IFAW to world leaders: Partner with INTERPOL, NGOs to stop wildlife crime
Hundreds of ministerial level representatives from around the world gather today at the INTERPOL - UNEP International Environmental Compliance and Enforcement Conference (ECEC) to explore common strategies for combatting the growing menace of environmental crime.
At a session dedicated to “Solutions and Impact,” Azzedine Downes, President and CEO of the International Fund for Animal Welfare (www.ifaw.org) called on the national leaders to commit at the highest level to developing National Environmental Security Task Forces (NESTs), as outlined by INTERPOL. Downes also called on leaders to partner with non-governmental organizations like IFAW whose donors are willing to help fund law enforcement operations that can demonstrate a real impact on disrupting wildlife crime.
“All proposals to solve this crisis must be reasonable within the framework of national government priorities. If funding for illegal wildlife trade is seen as a threat to funding for human welfare, we will not succeed. Effective solutions are those that national governments can adopt immediately,” said Downes.
“People from around the world are outraged that organized criminal networks are robbing the world of our elephants, rhinos, tigers and other wildlife, purely for the profit of a very few outlaws. If range state countries are willing to commit to enforcement that works across national boundaries, our supporters in non-range states are willing to step-up and help fund those efforts.”
INTERPOL’s Environmental Crime Programme is just three years old, having grown out of initial investments a decade ago by IFAW and other NGOs whose supporters demanded that stronger efforts be made to stem the swelling tide of wildlife crime.
Today, IFAW supports INTERPOL through its Project WISDOM—a program focused on stopping poaching and illegal trade of elephants and rhinos in Africa. Earlier in 2013, IFAW and INTERPOL partnered on OPERATION WENDI, a five-long operation West and Central African countries including the Central African Republic, the Republic of Congo, Ivory Coast, Liberia, and Guinea Conakry. Also this year, in Europe, IFAW and INTERPOL collaborated with national enforcers in nine countries on an investigation of illegal wildlife trade online. Project Web resulted in six national and three multi-national criminal investigations being launched.

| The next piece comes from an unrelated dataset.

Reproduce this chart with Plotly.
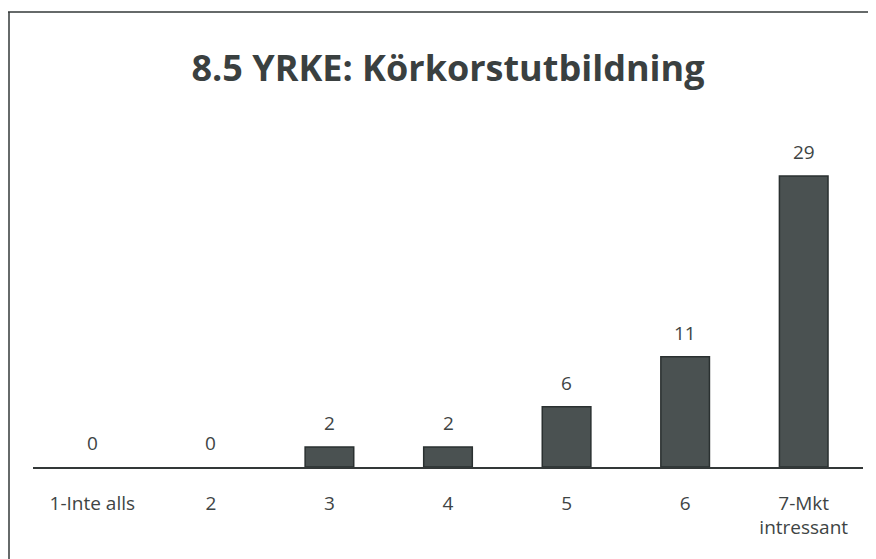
import plotly.graph_objects as go

categories = ["1-Inte alls", "2", "3", "4", "5", "6", "7-Mkt<br>intressant"]
values = [0, 0, 2, 2, 6, 11, 29]
title_text = "8.5 YRKE: Körkorstutbildning"

# page body has an 8px margin; figure is sized/offset to compensate
W, H = 868, 551
L, R, T, B = 25, 13, 138, 92
plot_w = W - L - R
plot_h = H - T - B

fig = go.Figure()
fig.add_trace(go.Bar(
    x=categories,
    y=values,
    marker=dict(
        color="#4a5151",
        line=dict(color="#2a3030", width=[1.5 if v > 0 else 0 for v in values]),
    ),
    width=0.41,
))

# value labels: category axis positions are given by index
annotations = [
    dict(x=i, y=v, xref="x", yref="y", text=str(v), showarrow=False,
         yanchor="bottom", yshift=9,
         font=dict(family="Open Sans", size=19, color="#3e4444"))
    for i, v in enumerate(values)
]

fig.update_layout(
    width=W, height=H,
    margin=dict(l=L, r=R, t=T, b=B),
    paper_bgcolor="white",
    plot_bgcolor="white",
    showlegend=False,
    annotations=annotations,
    title=dict(
        text=title_text,
        x=440 / W, xanchor="center",
        y=1 - 60 / H, yanchor="middle",
        font=dict(family="Open Sans", size=36, color="#3a4040", weight="bold"),
    ),
    xaxis=dict(
        type="category",
        showline=True, linecolor="#333838", linewidth=1.5,
        ticks="", showgrid=False,
        ticklabelstandoff=18,
        tickfont=dict(family="Open Sans", size=19, color="#3e4444"),
    ),
    yaxis=dict(
        range=[0, 32], visible=False, showgrid=False, zeroline=False,
    ),
    shapes=[
        dict(type="line", xref="paper", yref="paper",
             x0=-L / plot_w, x1=(W - L) / plot_w,
             y0=(H - B - 4) / plot_h, y1=(H - B - 4) / plot_h,
             line=dict(color="#333838", width=1.5)),
        dict(type="line", xref="paper", yref="paper",
             x0=(1 - L) / plot_w, x1=(1 - L) / plot_w,
             y0=(H - B - 4) / plot_h, y1=-B / plot_h,
             line=dict(color="#333838", width=1.5)),
    ],
)

fig.write_html("out.html")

Downes expressed enthusiasm that as a result of this year’s INTERPOL-UNEP ECEC conference, more countries would establish NESTs and begin partnering with INTERPOL and NGOs. This would give national authorities access to the necessary expertise and international enforcement networks as well as the training, equipment and funding needed to carry out successful operations against syndicates trafficking in wildlife.